▸ Source data:
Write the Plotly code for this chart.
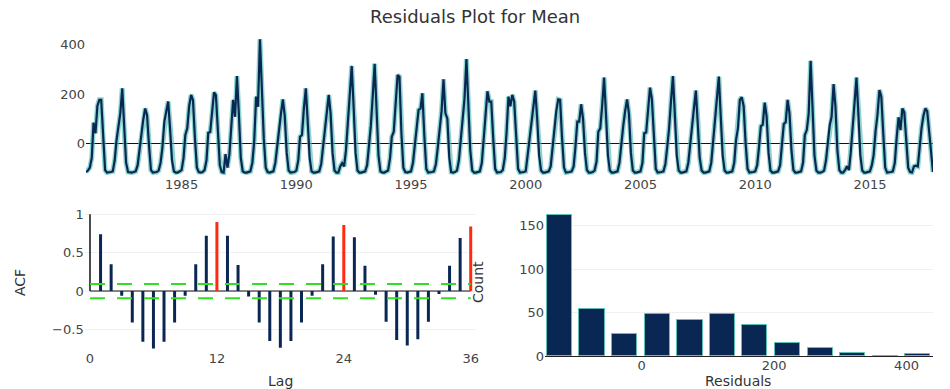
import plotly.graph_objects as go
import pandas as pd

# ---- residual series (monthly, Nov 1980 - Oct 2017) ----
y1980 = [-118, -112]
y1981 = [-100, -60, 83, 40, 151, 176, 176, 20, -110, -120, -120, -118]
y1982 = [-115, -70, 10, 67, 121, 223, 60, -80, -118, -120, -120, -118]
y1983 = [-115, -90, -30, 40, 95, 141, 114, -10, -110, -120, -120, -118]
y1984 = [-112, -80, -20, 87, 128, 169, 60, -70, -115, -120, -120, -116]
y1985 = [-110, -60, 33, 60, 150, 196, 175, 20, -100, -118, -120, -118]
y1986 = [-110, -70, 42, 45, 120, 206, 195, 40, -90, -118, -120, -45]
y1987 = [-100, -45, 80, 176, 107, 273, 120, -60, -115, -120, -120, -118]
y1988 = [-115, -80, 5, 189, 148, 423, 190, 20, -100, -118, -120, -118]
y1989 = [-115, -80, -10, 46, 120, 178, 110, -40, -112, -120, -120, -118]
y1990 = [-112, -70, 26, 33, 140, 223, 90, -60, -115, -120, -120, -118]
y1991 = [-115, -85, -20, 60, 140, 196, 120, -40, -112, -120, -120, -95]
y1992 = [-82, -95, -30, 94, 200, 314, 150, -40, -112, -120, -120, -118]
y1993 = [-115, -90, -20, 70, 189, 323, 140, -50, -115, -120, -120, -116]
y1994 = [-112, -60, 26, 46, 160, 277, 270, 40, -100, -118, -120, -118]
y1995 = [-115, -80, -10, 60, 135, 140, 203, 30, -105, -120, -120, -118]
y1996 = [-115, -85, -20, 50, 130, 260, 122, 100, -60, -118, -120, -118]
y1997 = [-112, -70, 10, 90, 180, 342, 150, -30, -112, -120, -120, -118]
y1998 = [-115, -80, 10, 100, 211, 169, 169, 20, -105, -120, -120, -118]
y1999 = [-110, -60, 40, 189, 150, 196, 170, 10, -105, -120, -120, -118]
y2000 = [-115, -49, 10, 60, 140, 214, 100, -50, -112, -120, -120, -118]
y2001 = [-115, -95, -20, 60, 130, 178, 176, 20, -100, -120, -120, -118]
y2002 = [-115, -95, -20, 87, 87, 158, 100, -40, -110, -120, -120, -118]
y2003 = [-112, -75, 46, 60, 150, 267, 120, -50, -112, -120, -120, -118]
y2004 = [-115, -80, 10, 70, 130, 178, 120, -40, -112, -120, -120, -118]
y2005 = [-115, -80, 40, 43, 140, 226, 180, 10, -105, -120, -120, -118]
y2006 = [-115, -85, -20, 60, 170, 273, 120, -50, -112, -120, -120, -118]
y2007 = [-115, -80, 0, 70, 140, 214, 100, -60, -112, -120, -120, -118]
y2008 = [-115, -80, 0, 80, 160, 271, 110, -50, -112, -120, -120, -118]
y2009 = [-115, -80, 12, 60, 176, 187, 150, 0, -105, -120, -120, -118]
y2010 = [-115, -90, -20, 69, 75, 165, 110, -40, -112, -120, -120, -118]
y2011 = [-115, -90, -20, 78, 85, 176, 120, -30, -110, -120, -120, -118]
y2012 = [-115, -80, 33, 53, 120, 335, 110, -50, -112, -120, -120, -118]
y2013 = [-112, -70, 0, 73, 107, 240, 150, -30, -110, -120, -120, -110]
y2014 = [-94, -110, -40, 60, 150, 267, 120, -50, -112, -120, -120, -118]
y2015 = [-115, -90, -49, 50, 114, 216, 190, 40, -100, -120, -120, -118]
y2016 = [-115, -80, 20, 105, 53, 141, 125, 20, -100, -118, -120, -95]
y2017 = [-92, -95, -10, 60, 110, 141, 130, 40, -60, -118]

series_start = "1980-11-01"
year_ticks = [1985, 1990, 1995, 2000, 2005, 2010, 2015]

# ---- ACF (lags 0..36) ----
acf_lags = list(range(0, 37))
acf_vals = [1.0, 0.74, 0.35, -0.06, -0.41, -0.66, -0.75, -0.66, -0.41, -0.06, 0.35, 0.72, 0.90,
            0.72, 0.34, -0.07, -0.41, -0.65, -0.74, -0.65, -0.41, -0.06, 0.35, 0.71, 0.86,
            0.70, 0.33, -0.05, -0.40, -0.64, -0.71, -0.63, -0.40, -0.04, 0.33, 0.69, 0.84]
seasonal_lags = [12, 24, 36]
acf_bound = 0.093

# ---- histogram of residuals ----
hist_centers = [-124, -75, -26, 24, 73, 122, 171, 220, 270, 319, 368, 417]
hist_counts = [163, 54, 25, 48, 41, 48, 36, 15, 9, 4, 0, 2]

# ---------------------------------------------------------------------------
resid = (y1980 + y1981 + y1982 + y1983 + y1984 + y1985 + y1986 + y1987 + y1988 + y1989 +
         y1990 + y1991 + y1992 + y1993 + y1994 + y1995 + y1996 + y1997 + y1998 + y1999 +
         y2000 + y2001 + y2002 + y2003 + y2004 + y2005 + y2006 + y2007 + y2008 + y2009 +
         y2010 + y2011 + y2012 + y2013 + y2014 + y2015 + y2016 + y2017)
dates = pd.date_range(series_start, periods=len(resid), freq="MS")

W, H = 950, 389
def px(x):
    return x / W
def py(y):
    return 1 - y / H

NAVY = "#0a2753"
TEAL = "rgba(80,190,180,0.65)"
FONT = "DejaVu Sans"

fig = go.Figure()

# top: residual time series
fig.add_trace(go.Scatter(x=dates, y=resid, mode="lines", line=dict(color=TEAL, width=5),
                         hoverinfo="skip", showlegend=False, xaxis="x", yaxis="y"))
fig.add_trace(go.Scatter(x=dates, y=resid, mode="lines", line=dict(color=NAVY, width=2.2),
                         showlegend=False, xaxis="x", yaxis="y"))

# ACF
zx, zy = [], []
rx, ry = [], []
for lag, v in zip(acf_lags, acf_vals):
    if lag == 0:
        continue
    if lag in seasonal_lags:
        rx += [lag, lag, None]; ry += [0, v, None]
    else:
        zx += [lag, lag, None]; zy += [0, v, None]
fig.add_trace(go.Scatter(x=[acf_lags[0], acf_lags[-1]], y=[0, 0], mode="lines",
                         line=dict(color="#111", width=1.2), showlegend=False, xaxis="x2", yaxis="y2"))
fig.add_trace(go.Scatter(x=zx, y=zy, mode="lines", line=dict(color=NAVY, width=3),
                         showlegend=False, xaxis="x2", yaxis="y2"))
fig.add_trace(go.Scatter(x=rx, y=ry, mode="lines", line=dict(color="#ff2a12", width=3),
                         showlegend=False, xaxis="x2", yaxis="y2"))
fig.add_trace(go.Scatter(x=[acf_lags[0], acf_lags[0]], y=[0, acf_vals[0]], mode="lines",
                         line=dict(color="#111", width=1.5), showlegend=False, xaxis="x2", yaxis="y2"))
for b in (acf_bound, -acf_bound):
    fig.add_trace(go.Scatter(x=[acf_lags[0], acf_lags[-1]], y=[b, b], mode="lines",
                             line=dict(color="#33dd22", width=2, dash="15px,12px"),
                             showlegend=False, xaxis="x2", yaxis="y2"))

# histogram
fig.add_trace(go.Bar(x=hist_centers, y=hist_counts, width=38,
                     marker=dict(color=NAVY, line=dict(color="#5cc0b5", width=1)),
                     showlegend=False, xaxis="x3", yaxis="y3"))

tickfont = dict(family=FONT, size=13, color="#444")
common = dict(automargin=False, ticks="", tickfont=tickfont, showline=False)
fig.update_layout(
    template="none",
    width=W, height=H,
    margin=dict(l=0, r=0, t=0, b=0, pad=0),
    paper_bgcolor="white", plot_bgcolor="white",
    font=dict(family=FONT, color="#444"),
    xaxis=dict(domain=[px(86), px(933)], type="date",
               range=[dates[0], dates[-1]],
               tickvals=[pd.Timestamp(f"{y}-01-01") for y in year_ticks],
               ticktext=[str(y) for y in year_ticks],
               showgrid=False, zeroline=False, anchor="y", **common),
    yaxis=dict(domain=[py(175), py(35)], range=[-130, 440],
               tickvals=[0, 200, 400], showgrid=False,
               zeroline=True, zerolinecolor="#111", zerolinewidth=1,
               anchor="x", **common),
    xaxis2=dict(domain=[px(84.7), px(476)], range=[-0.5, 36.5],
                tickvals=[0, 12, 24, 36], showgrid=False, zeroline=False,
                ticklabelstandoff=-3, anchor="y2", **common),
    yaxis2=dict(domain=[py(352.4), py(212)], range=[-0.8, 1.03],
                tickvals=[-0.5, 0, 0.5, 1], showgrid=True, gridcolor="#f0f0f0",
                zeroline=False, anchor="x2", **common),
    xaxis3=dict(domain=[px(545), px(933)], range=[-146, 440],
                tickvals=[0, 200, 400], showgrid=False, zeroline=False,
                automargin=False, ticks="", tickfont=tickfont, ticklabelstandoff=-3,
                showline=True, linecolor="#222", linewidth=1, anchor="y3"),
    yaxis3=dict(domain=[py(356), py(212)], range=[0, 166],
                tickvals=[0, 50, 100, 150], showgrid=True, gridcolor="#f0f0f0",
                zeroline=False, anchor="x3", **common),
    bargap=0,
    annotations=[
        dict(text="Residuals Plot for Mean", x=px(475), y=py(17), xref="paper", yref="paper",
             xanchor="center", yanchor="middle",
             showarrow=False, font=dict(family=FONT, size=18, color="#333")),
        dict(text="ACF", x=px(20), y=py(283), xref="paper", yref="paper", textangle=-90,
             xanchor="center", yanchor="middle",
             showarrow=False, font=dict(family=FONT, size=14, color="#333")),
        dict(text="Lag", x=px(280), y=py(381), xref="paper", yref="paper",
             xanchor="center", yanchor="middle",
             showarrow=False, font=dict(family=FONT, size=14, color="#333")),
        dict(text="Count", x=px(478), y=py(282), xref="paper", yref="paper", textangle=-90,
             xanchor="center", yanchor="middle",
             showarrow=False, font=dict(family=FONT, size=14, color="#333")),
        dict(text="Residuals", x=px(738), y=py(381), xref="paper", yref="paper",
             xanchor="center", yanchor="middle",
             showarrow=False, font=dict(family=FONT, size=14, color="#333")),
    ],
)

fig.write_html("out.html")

▸ Problem requirements: Everything from the top line of the data down to and including the line with "import pandas as pd" is to be copied, except the pictures.

▸ Answer in full:
Write the Plotly code for this chart.
import plotly.graph_objects as go
import pandas as pd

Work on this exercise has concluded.